— start —

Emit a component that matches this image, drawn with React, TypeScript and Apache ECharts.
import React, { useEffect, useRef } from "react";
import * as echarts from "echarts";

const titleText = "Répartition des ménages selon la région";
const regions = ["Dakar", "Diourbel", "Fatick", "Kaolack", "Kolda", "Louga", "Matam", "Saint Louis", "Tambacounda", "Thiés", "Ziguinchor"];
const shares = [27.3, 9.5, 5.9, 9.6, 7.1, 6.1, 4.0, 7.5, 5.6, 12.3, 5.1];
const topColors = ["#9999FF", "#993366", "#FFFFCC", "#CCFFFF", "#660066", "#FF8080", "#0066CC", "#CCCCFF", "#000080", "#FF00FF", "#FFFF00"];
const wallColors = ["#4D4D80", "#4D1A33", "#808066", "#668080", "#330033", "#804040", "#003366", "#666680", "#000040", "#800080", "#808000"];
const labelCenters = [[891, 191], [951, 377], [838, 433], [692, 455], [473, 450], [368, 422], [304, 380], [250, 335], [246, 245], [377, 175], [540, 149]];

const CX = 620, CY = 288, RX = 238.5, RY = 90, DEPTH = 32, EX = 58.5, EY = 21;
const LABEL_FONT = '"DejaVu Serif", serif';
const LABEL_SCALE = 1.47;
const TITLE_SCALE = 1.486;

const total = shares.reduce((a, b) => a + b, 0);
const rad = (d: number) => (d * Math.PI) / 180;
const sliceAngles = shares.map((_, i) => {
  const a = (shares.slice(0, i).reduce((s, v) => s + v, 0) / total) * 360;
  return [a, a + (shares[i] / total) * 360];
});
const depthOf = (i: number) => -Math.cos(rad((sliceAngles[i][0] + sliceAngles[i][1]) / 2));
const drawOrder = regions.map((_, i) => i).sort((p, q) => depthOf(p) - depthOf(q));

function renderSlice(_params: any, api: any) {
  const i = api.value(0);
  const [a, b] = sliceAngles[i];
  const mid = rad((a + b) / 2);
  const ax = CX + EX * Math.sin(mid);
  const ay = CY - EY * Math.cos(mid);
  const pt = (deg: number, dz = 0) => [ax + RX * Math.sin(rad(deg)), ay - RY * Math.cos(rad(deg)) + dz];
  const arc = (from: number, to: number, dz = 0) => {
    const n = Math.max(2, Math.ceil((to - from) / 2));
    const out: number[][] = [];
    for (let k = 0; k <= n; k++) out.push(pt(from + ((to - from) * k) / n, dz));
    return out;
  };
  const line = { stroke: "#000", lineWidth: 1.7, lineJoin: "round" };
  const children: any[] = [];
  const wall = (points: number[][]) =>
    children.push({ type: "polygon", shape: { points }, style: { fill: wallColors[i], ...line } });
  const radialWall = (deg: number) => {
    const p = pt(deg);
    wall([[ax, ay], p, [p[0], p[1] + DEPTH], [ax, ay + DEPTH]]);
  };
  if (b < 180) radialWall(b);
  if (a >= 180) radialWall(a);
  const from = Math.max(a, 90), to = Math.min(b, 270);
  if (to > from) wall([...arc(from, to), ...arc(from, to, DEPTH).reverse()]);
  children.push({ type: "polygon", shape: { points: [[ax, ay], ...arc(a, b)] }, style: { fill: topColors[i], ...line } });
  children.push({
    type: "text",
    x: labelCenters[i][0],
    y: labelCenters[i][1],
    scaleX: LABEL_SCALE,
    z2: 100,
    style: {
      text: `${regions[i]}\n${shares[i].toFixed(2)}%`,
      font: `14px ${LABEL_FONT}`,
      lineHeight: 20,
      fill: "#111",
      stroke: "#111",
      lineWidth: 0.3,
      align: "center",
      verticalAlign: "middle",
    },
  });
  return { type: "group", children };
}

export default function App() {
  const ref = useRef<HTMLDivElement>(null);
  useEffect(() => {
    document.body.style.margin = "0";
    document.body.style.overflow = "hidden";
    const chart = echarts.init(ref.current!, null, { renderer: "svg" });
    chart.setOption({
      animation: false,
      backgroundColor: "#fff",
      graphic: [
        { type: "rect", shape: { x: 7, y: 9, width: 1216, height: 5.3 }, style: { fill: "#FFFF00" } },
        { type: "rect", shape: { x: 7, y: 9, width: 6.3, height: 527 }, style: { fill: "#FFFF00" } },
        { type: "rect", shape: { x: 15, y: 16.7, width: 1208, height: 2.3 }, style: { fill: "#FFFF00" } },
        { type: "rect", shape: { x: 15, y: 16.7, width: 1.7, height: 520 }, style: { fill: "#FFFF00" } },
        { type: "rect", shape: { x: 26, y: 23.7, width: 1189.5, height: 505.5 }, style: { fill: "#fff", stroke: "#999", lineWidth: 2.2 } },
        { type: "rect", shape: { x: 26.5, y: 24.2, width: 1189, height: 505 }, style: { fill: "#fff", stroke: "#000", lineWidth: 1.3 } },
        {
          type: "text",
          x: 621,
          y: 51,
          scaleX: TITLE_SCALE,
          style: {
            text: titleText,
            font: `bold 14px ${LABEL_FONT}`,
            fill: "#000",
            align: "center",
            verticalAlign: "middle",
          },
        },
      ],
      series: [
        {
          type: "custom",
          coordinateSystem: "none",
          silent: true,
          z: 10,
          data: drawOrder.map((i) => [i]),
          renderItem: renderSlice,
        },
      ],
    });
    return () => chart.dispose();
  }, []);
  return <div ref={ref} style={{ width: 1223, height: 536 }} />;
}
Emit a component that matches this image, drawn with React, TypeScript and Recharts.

— end —

[Directions] Up to and including the line with "import * as", repeat the entries exactly, beginning at their first line.

[Result of this exercise]
Emit a component that matches this image, drawn with React, TypeScript and Apache ECharts.
import React, { useEffect, useRef } from "react";
import * as echarts from "echarts";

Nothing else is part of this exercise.